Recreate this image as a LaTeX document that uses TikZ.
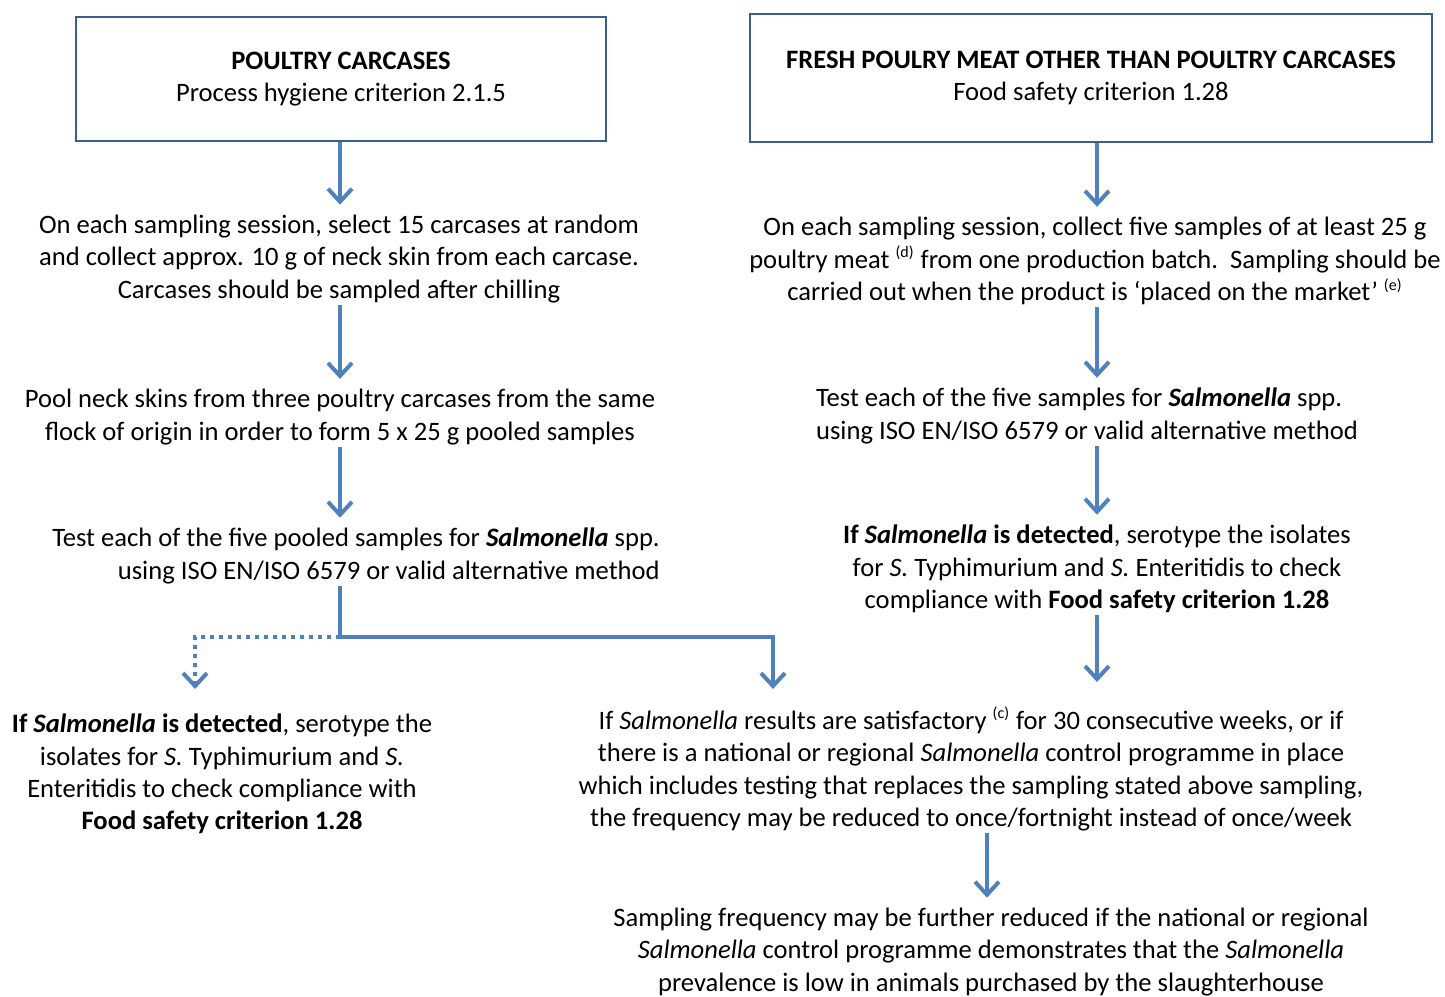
\documentclass[tikz,border=0pt]{standalone}
\usepackage{fontspec}
\setmainfont{Carlito}
\usepackage{xcolor}
\usetikzlibrary{arrows.meta,positioning}
\definecolor{flowblue}{HTML}{4F81BD}
\definecolor{boxline}{HTML}{3A5F8B}
\newcommand{\fn}[1]{\textsuperscript{\fontsize{8}{8}\selectfont(#1)}}

\begin{document}
\begin{tikzpicture}[x=0.5pt, y=-0.5pt,
    header/.style={rectangle, draw=boxline, line width=1.3pt, align=center, inner sep=0pt, font=\fontsize{13.3}{16}\selectfont},
    stage/.style={align=center, inner sep=1pt, font=\fontsize{13.3}{16.2}\selectfont},
    arrow/.style={-{Straight Barb[length=6.5pt, width=12pt]}, line width=2pt, flowblue, shorten >=4pt}
]
    \useasboundingbox (0,0) rectangle (1445,996);

    % the two headers
    \node[header, minimum width=265pt, minimum height=62pt] (carc) at (341,79)
        {\textbf{POULTRY CARCASES}\\Process hygiene criterion 2.1.5};
    \node[header, minimum width=341pt, minimum height=64pt] (meat) at (1091,78)
        {\textbf{FRESH POULRY MEAT OTHER THAN POULTRY CARCASES}\\Food safety criterion 1.28};

    % left column
    \node[stage] (sess) at (339,259)
        {On each sampling session, select 15 carcases at random\\and collect approx. 10 g of neck skin from each carcase.\\Carcases should be sampled after chilling};
    \node[stage] (pool) at (340,417)
        {Pool neck skins from three poultry carcases from the same\\flock of origin in order to form 5 x 25 g pooled samples};
    \node[stage, align=right] (test) at (356,556)
        {Test each of the five pooled samples for \textbf{\textit{Salmonella}} spp.\\using ISO EN/ISO 6579 or valid alternative method};
    \node[stage] (detl) at (222,774)
        {\textbf{If \textit{Salmonella} is detected}, serotype the\\isolates for \textit{S.} Typhimurium and \textit{S.}\\Enteritidis to check compliance with\\\textbf{Food safety criterion 1.28}};

    % right column
    \node[stage] (coll) at (1095,261)
        {On each sampling session, collect five samples of at least 25 g\\poultry meat \fn{d} from one production batch.\ \ Sampling should be\\carried out when the product is `placed on the market' \fn{e}};
    \node[stage, align=left] (testr) at (1087,416)
        {Test each of the five samples for \textbf{\textit{Salmonella}} spp.\\using ISO EN/ISO 6579 or valid alternative method};
    \node[stage] (detr) at (1097,569)
        {\textbf{If \textit{Salmonella} is detected}, serotype the isolates\\for \textit{S.} Typhimurium and \textit{S.} Enteritidis to check\\compliance with \textbf{Food safety criterion 1.28}};

    % reduced frequency
    \node[stage] (freq) at (971,769)
        {If \textit{Salmonella} results are satisfactory \fn{c} for 30 consecutive weeks, or if\\there is a national or regional \textit{Salmonella} control programme in place\\which includes testing that replaces the sampling stated above sampling,\\the frequency may be reduced to once/fortnight instead of once/week};
    \node[stage] (furth) at (991,952)
        {Sampling frequency may be further reduced if the national or regional\\\textit{Salmonella} control programme demonstrates that the \textit{Salmonella}\\prevalence is low in animals purchased by the slaughterhouse};

    \coordinate (split) at (340,637);
    \coordinate (toleft) at (195,697);
    \coordinate (toright) at (773,697);
    \coordinate (tofreq) at (1097,690);

    \draw[arrow] (carc.south -| 340,0) -- (sess.north -| 340,0);
    \draw[arrow] (sess.south -| 340,0) -- (pool.north -| 340,0);
    \draw[arrow] (pool.south -| 340,0) -- (test.north -| 340,0);
    \draw[line width=2pt, flowblue] (test.south -| split) -- (split);
    \draw[arrow] (split) -| (toright);
    \draw[arrow, dash pattern=on 2pt off 2.5pt] (split) -| (toleft);

    \draw[arrow] (meat.south -| 1097,0) -- (coll.north -| 1097,0);
    \draw[arrow] (coll.south -| 1097,0) -- (testr.north -| 1097,0);
    \draw[arrow] (testr.south -| 1097,0) -- (detr.north -| 1097,0);
    \draw[arrow] (detr.south -| tofreq) -- (tofreq);
    \draw[arrow] (freq.south -| 987,0) -- (furth.north -| 987,0);
\end{tikzpicture}
\end{document}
****
» STATED GOAL: Look through the material above. Copy each line where the word "that" appears.

» REPLY:
Recreate this image as a LaTeX document that uses TikZ.
        {If \textit{Salmonella} results are satisfactory \fn{c} for 30 consecutive weeks, or if\\there is a national or regional \textit{Salmonella} control programme in place\\which includes testing that replaces the sampling stated above sampling,\\the frequency may be reduced to once/fortnight instead of once/week};
        {Sampling frequency may be further reduced if the national or regional\\\textit{Salmonella} control programme demonstrates that the \textit{Salmonella}\\prevalence is low in animals purchased by the slaughterhouse};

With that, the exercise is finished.